══ Data shown ══
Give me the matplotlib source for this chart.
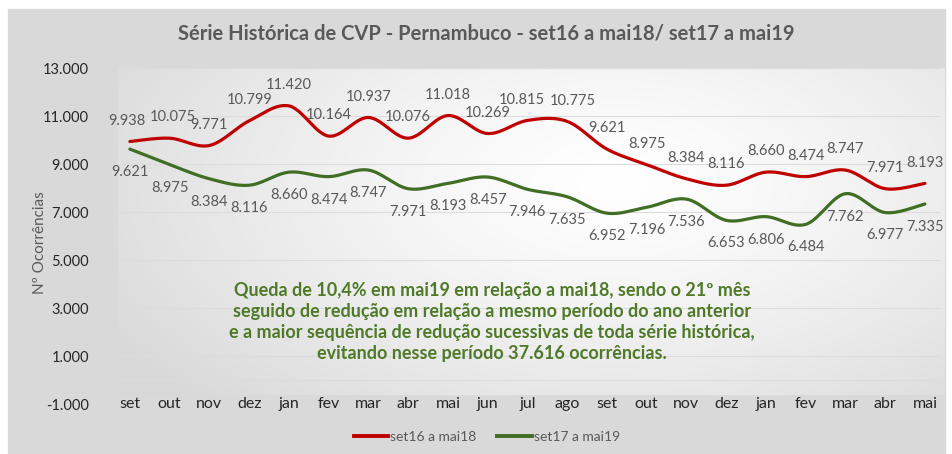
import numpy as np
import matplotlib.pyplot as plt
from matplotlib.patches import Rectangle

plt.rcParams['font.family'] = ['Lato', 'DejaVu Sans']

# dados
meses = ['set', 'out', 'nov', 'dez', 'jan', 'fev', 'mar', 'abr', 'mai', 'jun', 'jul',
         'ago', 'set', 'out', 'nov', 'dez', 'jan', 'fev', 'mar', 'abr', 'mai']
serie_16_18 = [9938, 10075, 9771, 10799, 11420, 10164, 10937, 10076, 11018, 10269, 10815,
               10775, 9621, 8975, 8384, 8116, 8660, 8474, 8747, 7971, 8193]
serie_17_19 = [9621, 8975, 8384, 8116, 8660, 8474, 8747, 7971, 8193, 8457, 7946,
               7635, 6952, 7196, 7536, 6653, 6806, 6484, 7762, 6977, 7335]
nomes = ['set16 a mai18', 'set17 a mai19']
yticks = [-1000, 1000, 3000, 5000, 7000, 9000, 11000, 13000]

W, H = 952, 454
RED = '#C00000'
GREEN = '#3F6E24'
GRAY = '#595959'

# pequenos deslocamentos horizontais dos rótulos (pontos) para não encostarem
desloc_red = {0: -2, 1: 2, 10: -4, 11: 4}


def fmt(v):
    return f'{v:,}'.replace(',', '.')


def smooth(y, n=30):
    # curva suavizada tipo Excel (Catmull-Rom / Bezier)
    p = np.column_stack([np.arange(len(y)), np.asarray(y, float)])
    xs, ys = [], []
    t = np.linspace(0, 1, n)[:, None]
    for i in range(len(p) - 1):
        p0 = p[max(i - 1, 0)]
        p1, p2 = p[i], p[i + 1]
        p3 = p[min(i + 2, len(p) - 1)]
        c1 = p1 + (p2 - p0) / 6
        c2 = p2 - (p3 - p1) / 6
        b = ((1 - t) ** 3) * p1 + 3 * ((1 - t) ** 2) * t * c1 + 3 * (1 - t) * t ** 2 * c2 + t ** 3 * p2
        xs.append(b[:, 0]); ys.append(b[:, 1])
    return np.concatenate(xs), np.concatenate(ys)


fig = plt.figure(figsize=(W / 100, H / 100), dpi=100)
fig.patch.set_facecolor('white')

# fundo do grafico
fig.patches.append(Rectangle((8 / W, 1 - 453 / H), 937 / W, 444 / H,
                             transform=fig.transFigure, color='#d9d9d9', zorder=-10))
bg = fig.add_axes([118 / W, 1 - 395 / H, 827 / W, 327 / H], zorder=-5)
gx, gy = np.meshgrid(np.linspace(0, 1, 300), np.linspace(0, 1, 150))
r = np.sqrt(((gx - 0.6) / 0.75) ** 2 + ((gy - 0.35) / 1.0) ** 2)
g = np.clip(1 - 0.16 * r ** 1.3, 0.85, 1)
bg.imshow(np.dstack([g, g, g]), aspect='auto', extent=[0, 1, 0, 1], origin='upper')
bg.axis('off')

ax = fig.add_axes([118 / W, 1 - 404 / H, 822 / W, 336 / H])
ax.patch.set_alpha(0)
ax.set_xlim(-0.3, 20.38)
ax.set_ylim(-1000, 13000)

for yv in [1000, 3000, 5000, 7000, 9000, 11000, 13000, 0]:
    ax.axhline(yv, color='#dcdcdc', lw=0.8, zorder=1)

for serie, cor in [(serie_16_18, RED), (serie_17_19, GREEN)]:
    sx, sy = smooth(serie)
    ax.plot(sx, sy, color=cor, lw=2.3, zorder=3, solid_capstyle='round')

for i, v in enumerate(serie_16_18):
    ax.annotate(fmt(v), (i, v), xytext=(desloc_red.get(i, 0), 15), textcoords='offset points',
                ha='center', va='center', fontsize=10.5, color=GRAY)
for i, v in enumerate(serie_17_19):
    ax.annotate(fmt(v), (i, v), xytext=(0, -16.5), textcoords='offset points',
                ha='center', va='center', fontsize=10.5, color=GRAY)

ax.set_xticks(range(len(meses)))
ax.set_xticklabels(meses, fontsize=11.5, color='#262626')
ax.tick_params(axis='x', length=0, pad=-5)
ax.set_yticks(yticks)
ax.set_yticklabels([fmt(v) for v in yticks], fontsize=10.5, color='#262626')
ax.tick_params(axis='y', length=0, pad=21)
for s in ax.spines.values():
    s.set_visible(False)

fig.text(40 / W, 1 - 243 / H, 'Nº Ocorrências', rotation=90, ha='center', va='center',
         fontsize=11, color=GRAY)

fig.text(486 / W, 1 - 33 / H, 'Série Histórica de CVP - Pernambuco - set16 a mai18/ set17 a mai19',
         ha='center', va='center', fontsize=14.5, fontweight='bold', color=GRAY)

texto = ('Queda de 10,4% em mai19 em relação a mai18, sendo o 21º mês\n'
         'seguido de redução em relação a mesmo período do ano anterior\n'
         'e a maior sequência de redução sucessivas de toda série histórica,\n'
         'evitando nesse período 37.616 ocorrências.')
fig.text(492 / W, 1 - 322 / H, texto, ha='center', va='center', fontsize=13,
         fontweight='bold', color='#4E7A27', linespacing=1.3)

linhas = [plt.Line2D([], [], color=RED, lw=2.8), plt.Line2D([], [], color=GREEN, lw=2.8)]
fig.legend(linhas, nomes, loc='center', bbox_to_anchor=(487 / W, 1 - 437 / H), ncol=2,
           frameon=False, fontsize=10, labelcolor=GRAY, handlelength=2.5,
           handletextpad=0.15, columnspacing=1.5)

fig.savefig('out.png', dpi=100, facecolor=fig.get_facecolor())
═══
══ Data shown ══
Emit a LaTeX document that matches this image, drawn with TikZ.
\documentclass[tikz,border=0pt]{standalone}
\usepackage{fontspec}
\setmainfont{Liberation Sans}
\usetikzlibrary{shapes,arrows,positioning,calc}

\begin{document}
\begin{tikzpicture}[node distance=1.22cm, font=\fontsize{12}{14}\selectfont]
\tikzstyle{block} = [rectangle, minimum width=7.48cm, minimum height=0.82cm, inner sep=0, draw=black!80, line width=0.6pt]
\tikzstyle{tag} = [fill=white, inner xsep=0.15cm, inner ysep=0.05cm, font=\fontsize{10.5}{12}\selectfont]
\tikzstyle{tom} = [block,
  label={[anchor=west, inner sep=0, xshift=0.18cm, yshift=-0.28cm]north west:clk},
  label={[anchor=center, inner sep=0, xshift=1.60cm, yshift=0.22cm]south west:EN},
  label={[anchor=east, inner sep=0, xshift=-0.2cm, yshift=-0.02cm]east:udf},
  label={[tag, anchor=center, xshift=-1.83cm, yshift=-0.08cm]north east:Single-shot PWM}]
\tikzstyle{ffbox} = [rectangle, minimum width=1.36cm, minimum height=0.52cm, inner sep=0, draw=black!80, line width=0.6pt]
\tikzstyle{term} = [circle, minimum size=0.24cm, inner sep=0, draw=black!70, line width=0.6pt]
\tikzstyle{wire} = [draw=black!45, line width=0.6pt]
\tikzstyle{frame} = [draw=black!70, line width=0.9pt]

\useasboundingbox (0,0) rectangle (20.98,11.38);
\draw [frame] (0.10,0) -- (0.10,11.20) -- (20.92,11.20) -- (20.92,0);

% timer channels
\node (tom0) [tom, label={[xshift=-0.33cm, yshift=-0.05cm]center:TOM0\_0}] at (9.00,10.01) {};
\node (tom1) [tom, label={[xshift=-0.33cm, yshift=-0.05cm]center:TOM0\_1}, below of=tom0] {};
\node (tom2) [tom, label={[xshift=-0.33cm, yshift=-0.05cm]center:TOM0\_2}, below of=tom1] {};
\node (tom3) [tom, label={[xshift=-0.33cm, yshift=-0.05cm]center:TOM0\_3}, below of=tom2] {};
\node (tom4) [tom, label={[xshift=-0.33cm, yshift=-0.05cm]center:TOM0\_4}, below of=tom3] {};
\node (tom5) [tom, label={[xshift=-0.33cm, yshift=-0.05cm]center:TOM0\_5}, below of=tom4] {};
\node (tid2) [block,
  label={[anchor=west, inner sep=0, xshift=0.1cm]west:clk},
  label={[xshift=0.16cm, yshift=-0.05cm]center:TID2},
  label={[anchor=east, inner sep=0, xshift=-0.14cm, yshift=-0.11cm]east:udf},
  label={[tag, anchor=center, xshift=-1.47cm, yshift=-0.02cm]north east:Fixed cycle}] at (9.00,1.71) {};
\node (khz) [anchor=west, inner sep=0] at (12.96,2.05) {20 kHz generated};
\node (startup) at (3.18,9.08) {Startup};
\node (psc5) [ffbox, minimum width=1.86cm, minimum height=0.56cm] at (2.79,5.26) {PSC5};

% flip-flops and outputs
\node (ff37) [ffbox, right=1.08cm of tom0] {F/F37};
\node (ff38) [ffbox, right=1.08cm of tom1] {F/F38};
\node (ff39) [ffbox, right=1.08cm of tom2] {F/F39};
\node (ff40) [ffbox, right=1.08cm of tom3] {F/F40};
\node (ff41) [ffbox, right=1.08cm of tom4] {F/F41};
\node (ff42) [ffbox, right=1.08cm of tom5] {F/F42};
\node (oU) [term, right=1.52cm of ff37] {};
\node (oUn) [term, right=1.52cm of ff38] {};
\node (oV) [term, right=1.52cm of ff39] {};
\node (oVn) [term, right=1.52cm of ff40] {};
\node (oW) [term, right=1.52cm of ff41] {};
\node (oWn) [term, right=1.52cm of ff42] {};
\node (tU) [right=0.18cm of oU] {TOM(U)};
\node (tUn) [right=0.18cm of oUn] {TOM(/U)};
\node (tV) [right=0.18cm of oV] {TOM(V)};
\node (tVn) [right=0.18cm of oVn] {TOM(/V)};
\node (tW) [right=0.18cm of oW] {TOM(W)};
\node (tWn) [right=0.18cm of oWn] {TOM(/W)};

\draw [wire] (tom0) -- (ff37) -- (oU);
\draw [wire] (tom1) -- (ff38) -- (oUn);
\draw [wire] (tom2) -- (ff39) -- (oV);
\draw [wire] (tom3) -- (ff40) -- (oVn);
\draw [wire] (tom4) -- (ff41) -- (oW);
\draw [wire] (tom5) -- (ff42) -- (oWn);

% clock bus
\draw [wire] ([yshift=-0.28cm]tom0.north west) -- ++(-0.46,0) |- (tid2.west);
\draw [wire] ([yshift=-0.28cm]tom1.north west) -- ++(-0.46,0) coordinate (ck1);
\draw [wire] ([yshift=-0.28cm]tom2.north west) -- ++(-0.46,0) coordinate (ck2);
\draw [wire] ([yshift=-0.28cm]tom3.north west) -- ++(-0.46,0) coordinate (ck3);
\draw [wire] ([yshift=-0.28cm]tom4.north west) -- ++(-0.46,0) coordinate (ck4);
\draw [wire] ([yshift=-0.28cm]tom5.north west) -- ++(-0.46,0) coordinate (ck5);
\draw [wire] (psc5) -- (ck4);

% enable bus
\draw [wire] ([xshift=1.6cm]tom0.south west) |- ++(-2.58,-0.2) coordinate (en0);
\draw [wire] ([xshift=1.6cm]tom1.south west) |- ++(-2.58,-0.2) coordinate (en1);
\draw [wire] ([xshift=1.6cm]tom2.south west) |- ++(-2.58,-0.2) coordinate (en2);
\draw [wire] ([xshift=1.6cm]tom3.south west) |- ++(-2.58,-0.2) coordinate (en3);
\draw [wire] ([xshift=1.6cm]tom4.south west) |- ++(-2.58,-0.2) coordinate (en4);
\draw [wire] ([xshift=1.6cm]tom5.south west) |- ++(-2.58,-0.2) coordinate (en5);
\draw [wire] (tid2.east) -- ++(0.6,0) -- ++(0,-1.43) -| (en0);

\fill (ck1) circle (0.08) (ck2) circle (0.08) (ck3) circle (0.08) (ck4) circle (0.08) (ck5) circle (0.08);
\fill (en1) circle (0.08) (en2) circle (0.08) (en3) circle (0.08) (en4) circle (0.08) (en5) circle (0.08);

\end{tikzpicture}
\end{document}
═══
#### Stated task
Nothing but the lines above, starting at the line that contains "Give me the matplotlib source for this chart." and ending at the line that contains "fig.patch.set_facecolor('white')", should be given again, exactly and without the pictures.

#### Task result
Give me the matplotlib source for this chart.
import numpy as np
import matplotlib.pyplot as plt
from matplotlib.patches import Rectangle

plt.rcParams['font.family'] = ['Lato', 'DejaVu Sans']

# dados
meses = ['set', 'out', 'nov', 'dez', 'jan', 'fev', 'mar', 'abr', 'mai', 'jun', 'jul',
         'ago', 'set', 'out', 'nov', 'dez', 'jan', 'fev', 'mar', 'abr', 'mai']
serie_16_18 = [9938, 10075, 9771, 10799, 11420, 10164, 10937, 10076, 11018, 10269, 10815,
               10775, 9621, 8975, 8384, 8116, 8660, 8474, 8747, 7971, 8193]
serie_17_19 = [9621, 8975, 8384, 8116, 8660, 8474, 8747, 7971, 8193, 8457, 7946,
               7635, 6952, 7196, 7536, 6653, 6806, 6484, 7762, 6977, 7335]
nomes = ['set16 a mai18', 'set17 a mai19']
yticks = [-1000, 1000, 3000, 5000, 7000, 9000, 11000, 13000]

W, H = 952, 454
RED = '#C00000'
GREEN = '#3F6E24'
GRAY = '#595959'

# pequenos deslocamentos horizontais dos rótulos (pontos) para não encostarem
desloc_red = {0: -2, 1: 2, 10: -4, 11: 4}


def fmt(v):
    return f'{v:,}'.replace(',', '.')


def smooth(y, n=30):
    # curva suavizada tipo Excel (Catmull-Rom / Bezier)
    p = np.column_stack([np.arange(len(y)), np.asarray(y, float)])
    xs, ys = [], []
    t = np.linspace(0, 1, n)[:, None]
    for i in range(len(p) - 1):
        p0 = p[max(i - 1, 0)]
        p1, p2 = p[i], p[i + 1]
        p3 = p[min(i + 2, len(p) - 1)]
        c1 = p1 + (p2 - p0) / 6
        c2 = p2 - (p3 - p1) / 6
        b = ((1 - t) ** 3) * p1 + 3 * ((1 - t) ** 2) * t * c1 + 3 * (1 - t) * t ** 2 * c2 + t ** 3 * p2
        xs.append(b[:, 0]); ys.append(b[:, 1])
    return np.concatenate(xs), np.concatenate(ys)


fig = plt.figure(figsize=(W / 100, H / 100), dpi=100)
fig.patch.set_facecolor('white')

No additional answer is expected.